Sunday, 17 April 2016

RUDOLF VOLSONOK

RUDOLF VOLSONOK (1889-December 31, 1945)
            He was born in Bialystok.  He studied at Kovno University.  During WWII he was confined in the Kovno ghetto, and he was the leader of the airport division in the Jewish labor office and the statistics office which assigned people for labor camps.  A past officer in the Polish army, he assisted the partisan organization in military matters.  He was later sent to the Dachau Concentration Camp in Germany.  He was also a Yiddish journalist in prewar Kovno, and aside from Yiddish he also wrote in Polish and Russian for the most part on political and social topics.  In 1920 he was a contributor to Nayes (News), a daily newspaper in Kovno: “He could write about everything with great speed….  He could, like any German academic, pick up information on any question someone might need,” noted Dr.

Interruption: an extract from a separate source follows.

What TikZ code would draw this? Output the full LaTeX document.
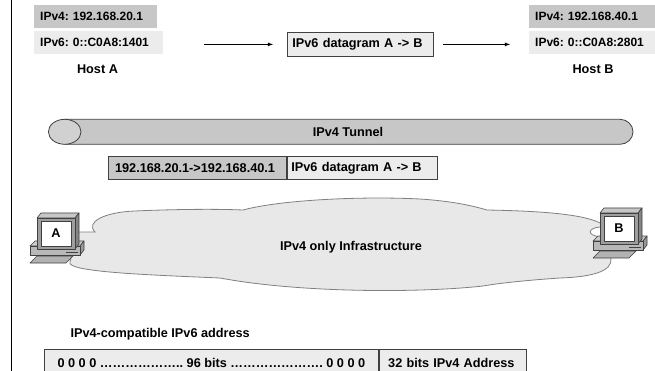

A. Mukdoni, editor of the newspaper.  In the early 1920s, Volsonok also published in Memel (Klaipėda) a pro-Lithuanian newspaper in German.  He was the political correspondent from Lithuania for foreign news agencies.  With the liberation in 1945, he found himself in the Landsberg Jewish camp.  He was the founder and editor of Landsberger lager-tsaytung (Landsberg camp newspaper), the first publication of Holocaust survivors, published initially in Roman script, later in the Jewish alphabet.  In that same year he became ill and following an operation died in Munich.

Sources: Yoysef Gar, Umkum fun der yidisher kovne (Destruction of Jewish Kovno) (Munich, 1948), see index; Gar, in Fun noentn over (New York) 3 (1957), pp. 154-55; Dr. A. Mukdoni, in Lite (Lithuania), vol. 1 (New York, 1951), cols. 1093-94; Dr. Sh. Grinhoyz, in Lite (Lithuania), vol. 1, col. 1740.